Elon Musk Won’t Be At Tech Titan Dinner At White House
President Donald Trump will welcome some of the world’s most powerful technology leaders to the White House Thursday night for an exclusive Rose Garden dinner, according to the administration.
The guest list includes Microsoft cofounder Bill Gates, Apple CEO Tim Cook, Meta CEO Mark Zuckerberg, Google cofounder Sergey Brin, Google CEO Sundar Pichai, Microsoft CEO Satya Nadella, OpenAI CEO Sam Altman and cofounder Greg Brockman, Oracle CEO Safra Catz, Blue Origin CEO David Limp, Micron CEO Sanjay Mehrotra, TIBCO chairman Vivek Ranadive, Palantir executive Shyam Sankar, Scale AI CEO Alexandr Wang, and Shift4 Payments CEO Jared Isaacman.
“The Rose Garden Club at the White House is the hottest place to be in Washington, or perhaps the world. The president looks forward to welcoming top business, political, and tech leaders for this dinner and the many dinners to come on the new, beautiful Rose Garden patio,” White House spokesman Davis Ingle said.

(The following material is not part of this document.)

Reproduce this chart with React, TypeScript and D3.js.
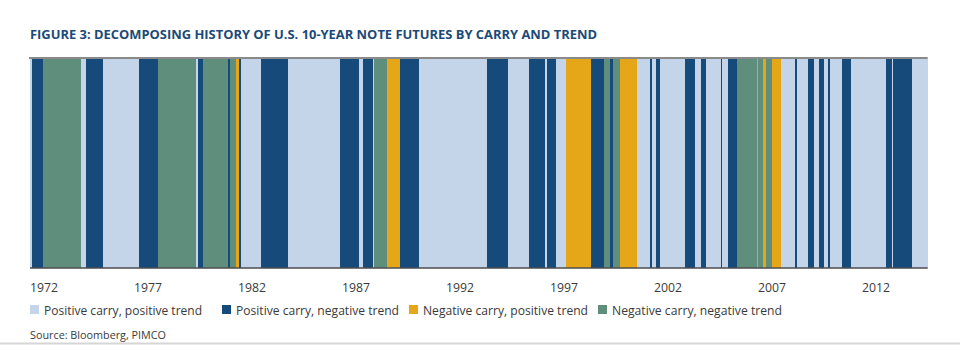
import React from "react";
import * as d3 from "d3";

// Regime codes: PP = positive carry, positive trend; PN = positive carry, negative trend;
// NP = negative carry, positive trend; NN = negative carry, negative trend
const periodStarts: number[] = [
  1971.33, 1971.41, 1971.94, 1973.8, 1974.01, 1974.84, 1976.58, 1977.48, 1979.31, 1979.4,
  1979.63, 1980.87, 1980.94, 1981.22, 1981.4, 1981.49, 1982.42, 1983.73, 1986.24, 1987.14,
  1987.34, 1987.82, 1987.89, 1988.47, 1989.12, 1990.03, 1993.28, 1994.29, 1995.33, 1996.1,
  1996.18, 1996.64, 1997.1, 1998.3, 1998.93, 1999.22, 1999.38, 1999.69, 2000.5, 2001.13,
  2001.22, 2001.45, 2001.62, 2002.83, 2003.31, 2003.59, 2003.83, 2004.53, 2004.6, 2004.87,
  2005.34, 2006.26, 2006.31, 2006.55, 2006.7, 2007.0, 2007.46, 2008.11, 2008.21, 2008.75,
  2009.03, 2009.24, 2009.52, 2009.71, 2009.78, 2010.36, 2010.8, 2012.47, 2012.75, 2012.81,
  2013.75,
];
const periodRegimes: string[] = [
  "PP", "PN", "NN", "PP", "PN", "PP", "PN", "NN", "PP", "PN",
  "NN", "PN", "NN", "NP", "PN", "PP", "PN", "PP", "PN", "PP",
  "PN", "PP", "NN", "NP", "PN", "PP", "PN", "PP", "PN", "PP",
  "PN", "PP", "NP", "PN", "NN", "PN", "NN", "NP", "PP", "PN",
  "PP", "PN", "PP", "PN", "PP", "PN", "PP", "PN", "PP", "PN",
  "NN", "NP", "NN", "NP", "NN", "NP", "PP", "PN", "PP", "PN",
  "PP", "PN", "PP", "PN", "PP", "PN", "PP", "PN", "PP", "PN",
  "PP",
];
const endYear = 2014.49;

const tickYears: number[] = [1972, 1977, 1982, 1987, 1992, 1997, 2002, 2007, 2012];

const legendKeys: string[] = ["PP", "PN", "NP", "NN"];
const legendLabels: string[] = [
  "Positive carry, positive trend",
  "Positive carry, negative trend",
  "Negative carry, positive trend",
  "Negative carry, negative trend",
];

const colors: Record<string, string> = {
  PP: "#c4d4e9",
  PN: "#164a7b",
  NP: "#e5a618",
  NN: "#5f8e7c",
};

const FONT = "'Open Sans', 'Noto Sans', sans-serif";

export default function App() {
  const left = 30;
  const right = 927.7;
  const top = 59;
  const bottom = 267.5;

  const x = d3.scaleLinear().domain([periodStarts[0], endYear]).range([left, right]);

  const bands = periodStarts.map((s, i) => {
    const e = i + 1 < periodStarts.length ? periodStarts[i + 1] : endYear;
    return { s, e, r: periodRegimes[i] };
  });

  const legendX = [30, 222, 409, 598];
  const legendTextW = [158, 163, 165, 170];

  return (
    <svg
      width={969}
      height={345}
      style={{ position: "absolute", left: 0, top: 0, background: "#fff" }}
    >
      <text
        x={30}
        y={38.5}
        fontFamily={FONT}
        fontWeight={700}
        fontSize={12.5}
        fill="#1b4a78"
        textLength={567}
        lengthAdjust="spacingAndGlyphs"
      >
        FIGURE 3: DECOMPOSING HISTORY OF U.S. 10-YEAR NOTE FUTURES BY CARRY AND TREND
      </text>

      <g shapeRendering="crispEdges">
        {bands.map((b, i) => (
          <rect
            key={i}
            x={x(b.s)}
            y={top}
            width={Math.max(0.8, x(b.e) - x(b.s) + 0.3)}
            height={bottom - top}
            fill={colors[b.r]}
          />
        ))}
      </g>

      <line x1={left - 1} x2={right} y1={58} y2={58} stroke="#8a8a8a" strokeWidth={2} />
      <line x1={left} x2={right} y1={268} y2={268} stroke="#4d4d4d" strokeWidth={1.5} />

      {tickYears.map((t) => (
        <text
          key={t}
          x={x(t)}
          y={291.5}
          textAnchor="middle"
          fontFamily={FONT}
          fontSize={12.5}
          fill="#3a3a3a"
          textLength={28}
          lengthAdjust="spacingAndGlyphs"
        >
          {t}
        </text>
      ))}

      {legendKeys.map((k, i) => (
        <g key={k}>
          <rect x={legendX[i]} y={305} width={9} height={9} fill={colors[k]} />
          <text
            x={legendX[i] + 14}
            y={314.5}
            fontFamily={FONT}
            fontSize={12.5}
            fill="#3a3a3a"
            textLength={legendTextW[i]}
            lengthAdjust="spacingAndGlyphs"
          >
            {legendLabels[i]}
          </text>
        </g>
      ))}

      <text
        x={30}
        y={338.5}
        fontFamily={FONT}
        fontSize={11}
        fill="#3a3a3a"
        textLength={136}
        lengthAdjust="spacingAndGlyphs"
      >
        Source: Bloomberg, PIMCO
      </text>

      <line x1={0} x2={960} y1={343.5} y2={343.5} stroke="#d6d6d6" strokeWidth={2} />
    </svg>
  );
}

The dinner will follow a meeting of the First Lady’s Artificial Intelligence Education Task Force, chaired by Melania Trump, which is focused on expanding AI education opportunities for American students. Several of the dinner guests are expected to join the task force session earlier in the day.
One notable absence from the high-profile event: Elon Musk. Once a close Trump ally — tapped to head the administration’s Department of Government Efficiency — Musk split with the president earlier this year. Since then, Trump has distanced himself from the Tesla billionaire, even rescinding a brief nomination of Musk associate Jared Isaacman to lead NASA and later calling him “totally a Democrat.”
The rift comes amid Musk’s flirtation with creating a new political vehicle — the so-called “America Party.” Musk first teased the idea in July, describing America as a “one-party system” controlled by wasteful spending from both Republicans and Democrats. “When it comes to bankrupting our country with waste & graft, we live in a one-party system, not a democracy,” he posted on X.
But those plans appear to have fizzled. The Wall Street Journal recently reported Musk had paused his “America Party” push to focus on Tesla, SpaceX, and X.
Vice President JD Vance, widely seen as a rising star in the MAGA movement, directly addressed Musk’s ambitions last month, warning him against pursuing a third-party vanity project.
“My advice to Elon would be to try to fix the Republican Party. Try to push it in your own way,” Vance told Fox News. “Disagree with me all you want, disagree with the president of the United States, but don’t pretend that you can make a big difference with a third party.”
Vance stressed that Musk could accomplish far more by staying loyal to President Trump and working within the GOP: “I think Elon would make a much bigger difference if he stayed loyal to President Trump’s Republican Party, and if he had disagreements, express those disagreements from the inside as opposed to from the outside.”
With President Trump at the helm, the Republican Party is already reshaping Washington and keeping America’s technological edge sharp. Thursday’s dinner underscores his growing influence not only in politics but in the private sector, as the biggest names in Silicon Valley head to the White House to hear his vision for the country.